### [WHAT YOU SHOULD DO]
Leaving the pictures out, print the lines from the first line of the listing through the line containing "1.034], [30.0, 1.018]];", exactly as they read, and no others.

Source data
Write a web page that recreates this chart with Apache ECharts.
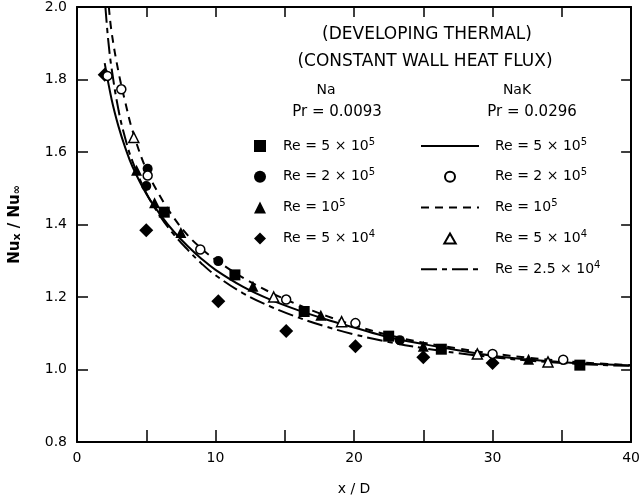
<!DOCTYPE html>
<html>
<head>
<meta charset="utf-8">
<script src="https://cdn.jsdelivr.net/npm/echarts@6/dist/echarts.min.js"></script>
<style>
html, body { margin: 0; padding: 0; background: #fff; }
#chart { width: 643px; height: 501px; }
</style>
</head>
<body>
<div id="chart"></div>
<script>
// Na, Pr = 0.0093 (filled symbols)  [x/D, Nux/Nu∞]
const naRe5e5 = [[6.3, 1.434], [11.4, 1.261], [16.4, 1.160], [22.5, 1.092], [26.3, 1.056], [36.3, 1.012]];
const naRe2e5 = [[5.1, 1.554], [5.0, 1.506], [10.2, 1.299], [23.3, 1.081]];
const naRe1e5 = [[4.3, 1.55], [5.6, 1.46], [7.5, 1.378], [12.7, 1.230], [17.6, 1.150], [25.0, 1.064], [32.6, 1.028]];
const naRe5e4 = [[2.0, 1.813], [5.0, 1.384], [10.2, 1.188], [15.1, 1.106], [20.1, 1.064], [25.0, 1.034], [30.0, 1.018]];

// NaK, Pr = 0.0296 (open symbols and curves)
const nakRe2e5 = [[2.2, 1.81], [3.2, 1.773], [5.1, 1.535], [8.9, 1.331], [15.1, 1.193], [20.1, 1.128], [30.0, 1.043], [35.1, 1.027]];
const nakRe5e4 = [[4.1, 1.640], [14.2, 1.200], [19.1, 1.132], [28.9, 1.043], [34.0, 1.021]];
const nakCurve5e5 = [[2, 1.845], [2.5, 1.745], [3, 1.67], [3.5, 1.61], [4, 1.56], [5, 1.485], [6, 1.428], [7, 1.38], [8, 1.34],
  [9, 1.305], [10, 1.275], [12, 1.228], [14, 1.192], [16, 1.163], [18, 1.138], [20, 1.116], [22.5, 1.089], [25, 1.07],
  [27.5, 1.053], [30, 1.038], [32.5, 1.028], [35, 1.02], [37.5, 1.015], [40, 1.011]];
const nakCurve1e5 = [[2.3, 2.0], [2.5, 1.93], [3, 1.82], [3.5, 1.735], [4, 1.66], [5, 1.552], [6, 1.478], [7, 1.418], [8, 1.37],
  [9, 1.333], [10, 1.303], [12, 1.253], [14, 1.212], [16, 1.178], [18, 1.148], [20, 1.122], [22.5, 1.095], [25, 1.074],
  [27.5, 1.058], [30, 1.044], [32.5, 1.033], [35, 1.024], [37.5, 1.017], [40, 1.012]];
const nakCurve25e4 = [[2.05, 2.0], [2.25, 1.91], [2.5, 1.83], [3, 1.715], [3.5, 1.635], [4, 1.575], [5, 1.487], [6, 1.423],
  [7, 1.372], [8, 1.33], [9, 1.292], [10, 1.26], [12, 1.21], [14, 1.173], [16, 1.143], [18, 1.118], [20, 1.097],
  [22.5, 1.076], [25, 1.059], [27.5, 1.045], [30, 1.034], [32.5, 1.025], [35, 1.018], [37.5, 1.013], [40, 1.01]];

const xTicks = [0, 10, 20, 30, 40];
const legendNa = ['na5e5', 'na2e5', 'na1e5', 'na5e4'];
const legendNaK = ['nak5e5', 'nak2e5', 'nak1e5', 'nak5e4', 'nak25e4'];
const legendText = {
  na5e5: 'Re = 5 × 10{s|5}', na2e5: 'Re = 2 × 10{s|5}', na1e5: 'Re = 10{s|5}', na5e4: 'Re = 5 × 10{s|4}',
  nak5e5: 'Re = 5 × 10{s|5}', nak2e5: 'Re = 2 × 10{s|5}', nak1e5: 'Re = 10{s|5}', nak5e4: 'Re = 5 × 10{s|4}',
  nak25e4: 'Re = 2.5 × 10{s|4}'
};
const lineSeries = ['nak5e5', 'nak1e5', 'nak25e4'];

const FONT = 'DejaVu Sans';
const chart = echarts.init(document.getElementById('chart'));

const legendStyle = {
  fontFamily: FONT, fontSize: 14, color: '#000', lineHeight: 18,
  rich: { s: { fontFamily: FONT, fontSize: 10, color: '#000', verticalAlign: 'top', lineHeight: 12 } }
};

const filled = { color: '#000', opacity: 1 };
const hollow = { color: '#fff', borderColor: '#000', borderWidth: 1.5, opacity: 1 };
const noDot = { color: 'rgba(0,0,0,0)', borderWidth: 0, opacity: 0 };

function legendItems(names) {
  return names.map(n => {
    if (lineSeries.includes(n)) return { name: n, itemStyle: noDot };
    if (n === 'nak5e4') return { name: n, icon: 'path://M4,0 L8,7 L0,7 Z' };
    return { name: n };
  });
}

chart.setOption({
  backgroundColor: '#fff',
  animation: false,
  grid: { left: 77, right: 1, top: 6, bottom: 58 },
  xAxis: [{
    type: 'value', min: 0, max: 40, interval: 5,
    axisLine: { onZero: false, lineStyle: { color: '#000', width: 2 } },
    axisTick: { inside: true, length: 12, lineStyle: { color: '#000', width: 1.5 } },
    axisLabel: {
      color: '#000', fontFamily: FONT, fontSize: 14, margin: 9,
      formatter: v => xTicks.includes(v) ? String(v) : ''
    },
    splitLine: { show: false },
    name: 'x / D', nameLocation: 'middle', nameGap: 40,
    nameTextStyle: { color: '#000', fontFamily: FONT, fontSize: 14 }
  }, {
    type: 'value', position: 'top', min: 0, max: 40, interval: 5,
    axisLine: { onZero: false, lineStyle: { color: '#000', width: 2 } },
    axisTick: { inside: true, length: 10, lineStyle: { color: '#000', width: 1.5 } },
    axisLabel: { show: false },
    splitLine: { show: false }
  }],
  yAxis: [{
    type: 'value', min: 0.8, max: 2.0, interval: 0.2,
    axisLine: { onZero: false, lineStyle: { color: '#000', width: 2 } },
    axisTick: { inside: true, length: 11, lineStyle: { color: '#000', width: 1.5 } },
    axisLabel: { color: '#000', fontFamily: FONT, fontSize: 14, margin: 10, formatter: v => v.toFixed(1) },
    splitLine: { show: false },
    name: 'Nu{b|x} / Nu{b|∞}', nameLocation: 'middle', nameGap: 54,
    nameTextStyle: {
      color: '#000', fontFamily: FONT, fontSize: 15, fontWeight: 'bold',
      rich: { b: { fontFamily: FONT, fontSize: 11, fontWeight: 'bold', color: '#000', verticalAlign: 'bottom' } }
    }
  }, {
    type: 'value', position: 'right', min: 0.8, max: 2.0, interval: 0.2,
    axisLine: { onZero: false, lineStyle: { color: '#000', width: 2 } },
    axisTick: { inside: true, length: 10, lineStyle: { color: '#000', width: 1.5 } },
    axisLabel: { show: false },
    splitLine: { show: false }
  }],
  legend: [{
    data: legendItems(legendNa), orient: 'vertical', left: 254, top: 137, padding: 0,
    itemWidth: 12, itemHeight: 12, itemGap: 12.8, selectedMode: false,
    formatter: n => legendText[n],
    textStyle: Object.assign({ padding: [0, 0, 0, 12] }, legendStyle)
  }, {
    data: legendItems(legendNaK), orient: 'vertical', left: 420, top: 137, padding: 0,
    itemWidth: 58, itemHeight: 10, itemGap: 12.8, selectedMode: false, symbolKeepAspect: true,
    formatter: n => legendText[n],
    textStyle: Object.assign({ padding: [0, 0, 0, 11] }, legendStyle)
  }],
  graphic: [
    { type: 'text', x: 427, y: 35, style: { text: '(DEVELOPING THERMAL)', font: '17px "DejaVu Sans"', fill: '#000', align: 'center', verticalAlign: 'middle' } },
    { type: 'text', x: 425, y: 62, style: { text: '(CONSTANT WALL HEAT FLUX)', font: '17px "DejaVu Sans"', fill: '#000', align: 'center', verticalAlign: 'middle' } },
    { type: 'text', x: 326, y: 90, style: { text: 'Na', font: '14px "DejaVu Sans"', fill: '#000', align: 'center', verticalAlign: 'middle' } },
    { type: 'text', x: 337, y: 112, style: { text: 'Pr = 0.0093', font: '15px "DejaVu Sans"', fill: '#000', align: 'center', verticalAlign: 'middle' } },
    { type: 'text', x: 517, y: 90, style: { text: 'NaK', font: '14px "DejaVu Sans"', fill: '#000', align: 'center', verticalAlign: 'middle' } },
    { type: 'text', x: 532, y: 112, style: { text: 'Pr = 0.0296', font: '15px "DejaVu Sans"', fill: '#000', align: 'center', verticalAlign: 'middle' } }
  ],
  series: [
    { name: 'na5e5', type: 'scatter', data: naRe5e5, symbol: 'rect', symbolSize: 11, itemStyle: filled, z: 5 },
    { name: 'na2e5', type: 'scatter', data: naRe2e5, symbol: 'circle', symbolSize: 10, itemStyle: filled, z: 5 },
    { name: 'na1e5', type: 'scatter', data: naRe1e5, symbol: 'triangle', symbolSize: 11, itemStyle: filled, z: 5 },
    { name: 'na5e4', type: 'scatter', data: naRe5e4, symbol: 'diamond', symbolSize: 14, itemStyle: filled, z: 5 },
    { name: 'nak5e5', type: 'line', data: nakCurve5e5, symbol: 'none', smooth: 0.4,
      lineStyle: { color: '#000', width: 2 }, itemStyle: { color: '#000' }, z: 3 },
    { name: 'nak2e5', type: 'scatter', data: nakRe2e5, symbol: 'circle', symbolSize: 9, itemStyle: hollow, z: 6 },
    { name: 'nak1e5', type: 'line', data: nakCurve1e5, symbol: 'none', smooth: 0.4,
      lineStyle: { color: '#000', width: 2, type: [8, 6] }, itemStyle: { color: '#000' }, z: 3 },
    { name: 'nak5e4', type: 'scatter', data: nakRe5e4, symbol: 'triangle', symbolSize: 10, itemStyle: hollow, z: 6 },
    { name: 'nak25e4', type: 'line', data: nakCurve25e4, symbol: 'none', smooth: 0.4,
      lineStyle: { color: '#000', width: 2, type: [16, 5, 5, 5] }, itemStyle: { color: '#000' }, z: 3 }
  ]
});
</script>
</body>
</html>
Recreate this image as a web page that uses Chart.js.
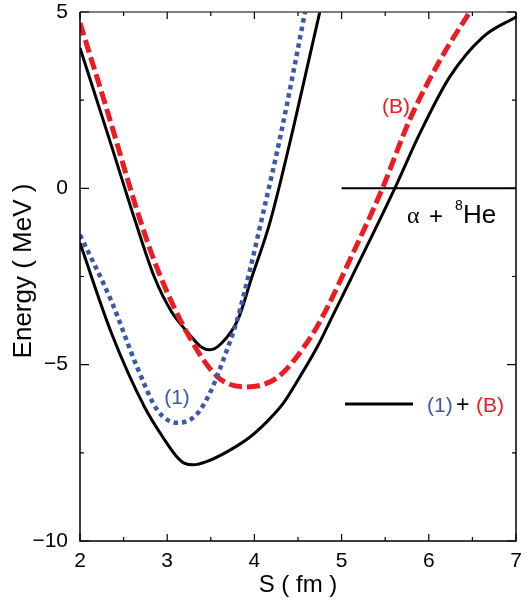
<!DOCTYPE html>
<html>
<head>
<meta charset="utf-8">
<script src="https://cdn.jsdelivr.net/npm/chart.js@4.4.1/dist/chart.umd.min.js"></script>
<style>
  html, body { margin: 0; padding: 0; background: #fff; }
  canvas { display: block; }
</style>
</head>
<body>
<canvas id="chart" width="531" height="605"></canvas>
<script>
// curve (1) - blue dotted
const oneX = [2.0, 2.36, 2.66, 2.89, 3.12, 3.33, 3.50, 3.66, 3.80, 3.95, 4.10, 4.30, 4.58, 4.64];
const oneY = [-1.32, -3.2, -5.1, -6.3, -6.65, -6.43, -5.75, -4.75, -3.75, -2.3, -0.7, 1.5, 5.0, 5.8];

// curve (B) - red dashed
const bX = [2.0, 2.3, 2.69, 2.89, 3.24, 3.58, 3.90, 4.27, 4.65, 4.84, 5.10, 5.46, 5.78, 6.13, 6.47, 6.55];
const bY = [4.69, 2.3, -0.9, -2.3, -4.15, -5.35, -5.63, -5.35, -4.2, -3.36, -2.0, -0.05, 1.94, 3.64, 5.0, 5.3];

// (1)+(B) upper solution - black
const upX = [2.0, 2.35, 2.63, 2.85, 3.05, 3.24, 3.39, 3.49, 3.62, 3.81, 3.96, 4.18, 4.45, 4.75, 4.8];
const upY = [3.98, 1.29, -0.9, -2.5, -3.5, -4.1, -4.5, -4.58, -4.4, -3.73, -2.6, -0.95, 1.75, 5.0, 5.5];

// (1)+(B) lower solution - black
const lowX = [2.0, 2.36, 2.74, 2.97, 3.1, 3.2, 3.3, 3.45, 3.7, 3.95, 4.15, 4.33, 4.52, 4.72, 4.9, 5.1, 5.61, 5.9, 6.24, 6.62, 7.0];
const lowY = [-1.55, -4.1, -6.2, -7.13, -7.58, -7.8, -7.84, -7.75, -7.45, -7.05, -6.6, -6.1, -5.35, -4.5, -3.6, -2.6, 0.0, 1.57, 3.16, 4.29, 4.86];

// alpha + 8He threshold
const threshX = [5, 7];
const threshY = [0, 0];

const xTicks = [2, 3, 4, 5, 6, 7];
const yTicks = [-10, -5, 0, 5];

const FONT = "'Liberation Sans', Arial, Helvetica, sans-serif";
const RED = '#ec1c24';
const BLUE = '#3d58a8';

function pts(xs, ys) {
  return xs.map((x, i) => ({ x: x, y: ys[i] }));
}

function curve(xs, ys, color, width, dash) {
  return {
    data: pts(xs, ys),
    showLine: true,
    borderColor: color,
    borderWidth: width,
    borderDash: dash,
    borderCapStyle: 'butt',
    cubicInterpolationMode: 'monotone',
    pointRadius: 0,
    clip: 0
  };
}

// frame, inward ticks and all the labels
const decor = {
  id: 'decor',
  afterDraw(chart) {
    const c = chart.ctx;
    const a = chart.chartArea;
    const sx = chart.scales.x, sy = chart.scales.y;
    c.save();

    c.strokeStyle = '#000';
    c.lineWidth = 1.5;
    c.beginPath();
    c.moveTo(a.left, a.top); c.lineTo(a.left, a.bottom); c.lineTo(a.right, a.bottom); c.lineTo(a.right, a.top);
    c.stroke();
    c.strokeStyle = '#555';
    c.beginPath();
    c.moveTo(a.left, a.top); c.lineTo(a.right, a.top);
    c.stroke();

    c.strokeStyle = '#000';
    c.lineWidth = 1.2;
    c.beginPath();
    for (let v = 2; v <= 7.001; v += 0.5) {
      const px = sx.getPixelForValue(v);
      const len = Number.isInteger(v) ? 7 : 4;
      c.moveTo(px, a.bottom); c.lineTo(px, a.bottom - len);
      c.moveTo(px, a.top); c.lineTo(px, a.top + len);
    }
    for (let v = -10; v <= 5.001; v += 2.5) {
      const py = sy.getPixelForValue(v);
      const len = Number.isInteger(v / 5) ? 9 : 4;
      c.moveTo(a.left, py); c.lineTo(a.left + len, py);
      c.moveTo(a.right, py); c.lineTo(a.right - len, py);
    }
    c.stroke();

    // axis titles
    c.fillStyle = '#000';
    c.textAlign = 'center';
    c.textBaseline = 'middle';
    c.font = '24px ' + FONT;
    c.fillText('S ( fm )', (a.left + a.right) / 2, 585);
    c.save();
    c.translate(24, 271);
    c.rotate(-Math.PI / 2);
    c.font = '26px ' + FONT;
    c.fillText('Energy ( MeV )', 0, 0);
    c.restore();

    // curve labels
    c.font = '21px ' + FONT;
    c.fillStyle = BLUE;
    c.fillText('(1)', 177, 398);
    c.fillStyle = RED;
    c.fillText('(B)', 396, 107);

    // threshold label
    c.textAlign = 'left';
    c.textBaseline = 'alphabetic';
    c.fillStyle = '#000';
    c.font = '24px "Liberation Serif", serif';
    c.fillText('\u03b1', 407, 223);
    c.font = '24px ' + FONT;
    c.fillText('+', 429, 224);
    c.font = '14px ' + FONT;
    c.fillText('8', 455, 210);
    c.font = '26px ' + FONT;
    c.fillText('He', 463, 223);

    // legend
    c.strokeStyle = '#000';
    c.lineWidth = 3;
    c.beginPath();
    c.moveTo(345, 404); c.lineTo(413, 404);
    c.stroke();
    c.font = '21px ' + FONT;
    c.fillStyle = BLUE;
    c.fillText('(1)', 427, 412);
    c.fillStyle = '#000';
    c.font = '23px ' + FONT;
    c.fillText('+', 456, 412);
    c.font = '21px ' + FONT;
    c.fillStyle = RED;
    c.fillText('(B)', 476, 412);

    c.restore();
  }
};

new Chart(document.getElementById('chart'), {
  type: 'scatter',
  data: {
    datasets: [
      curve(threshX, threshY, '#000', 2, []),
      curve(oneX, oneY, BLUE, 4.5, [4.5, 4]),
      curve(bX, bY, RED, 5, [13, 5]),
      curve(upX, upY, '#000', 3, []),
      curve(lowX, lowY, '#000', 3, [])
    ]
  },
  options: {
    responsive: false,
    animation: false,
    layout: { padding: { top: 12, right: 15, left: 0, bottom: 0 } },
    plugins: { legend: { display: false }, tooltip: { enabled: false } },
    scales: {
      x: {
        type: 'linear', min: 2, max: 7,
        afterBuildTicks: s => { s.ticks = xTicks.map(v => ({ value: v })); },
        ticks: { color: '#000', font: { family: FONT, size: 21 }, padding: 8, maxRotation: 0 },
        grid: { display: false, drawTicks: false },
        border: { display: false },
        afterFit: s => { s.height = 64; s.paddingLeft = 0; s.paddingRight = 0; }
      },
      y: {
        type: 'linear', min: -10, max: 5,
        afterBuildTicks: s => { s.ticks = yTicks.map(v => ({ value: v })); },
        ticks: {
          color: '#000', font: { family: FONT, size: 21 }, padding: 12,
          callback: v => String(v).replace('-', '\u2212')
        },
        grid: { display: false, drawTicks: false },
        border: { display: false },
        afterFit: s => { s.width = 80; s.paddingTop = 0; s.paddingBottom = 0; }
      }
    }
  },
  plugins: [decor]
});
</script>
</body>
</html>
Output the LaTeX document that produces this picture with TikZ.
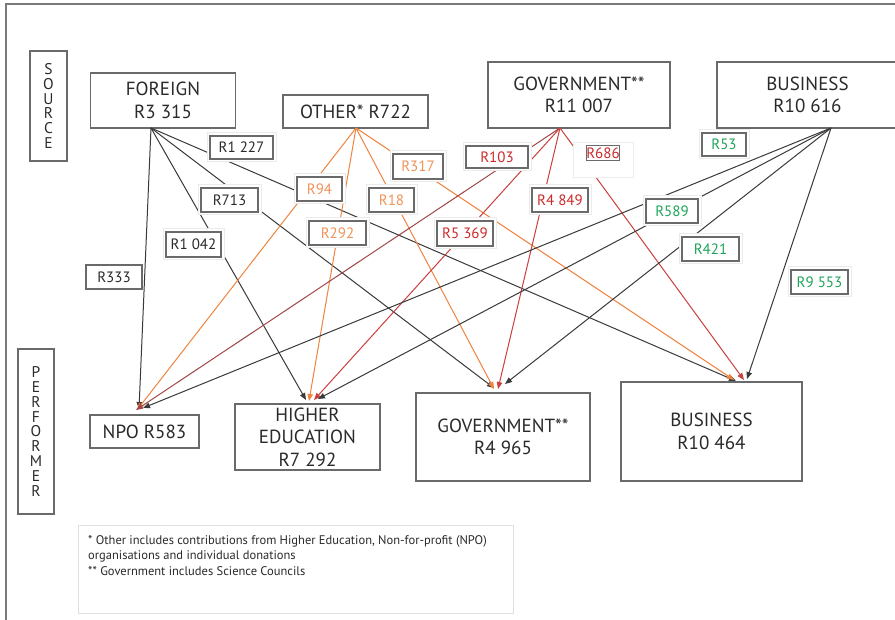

### [EXPECTED ANSWER]
Write a web page that recreates this chart with Apache ECharts.
<!DOCTYPE html>
<html>
<head>
<meta charset="utf-8">
<script src="https://cdn.jsdelivr.net/npm/echarts@6/dist/echarts.min.js"></script>
<style>
html, body { margin: 0; padding: 0; background: #fff; }
#chart { width: 643px; height: 501px; }
</style>
</head>
<body>
<div id="chart"></div>
<script>
// Na, Pr = 0.0093 (filled symbols)  [x/D, Nux/Nu∞]
const naRe5e5 = [[6.3, 1.434], [11.4, 1.261], [16.4, 1.160], [22.5, 1.092], [26.3, 1.056], [36.3, 1.012]];
const naRe2e5 = [[5.1, 1.554], [5.0, 1.506], [10.2, 1.299], [23.3, 1.081]];
const naRe1e5 = [[4.3, 1.55], [5.6, 1.46], [7.5, 1.378], [12.7, 1.230], [17.6, 1.150], [25.0, 1.064], [32.6, 1.028]];
const naRe5e4 = [[2.0, 1.813], [5.0, 1.384], [10.2, 1.188], [15.1, 1.106], [20.1, 1.064], [25.0, 1.034], [30.0, 1.018]];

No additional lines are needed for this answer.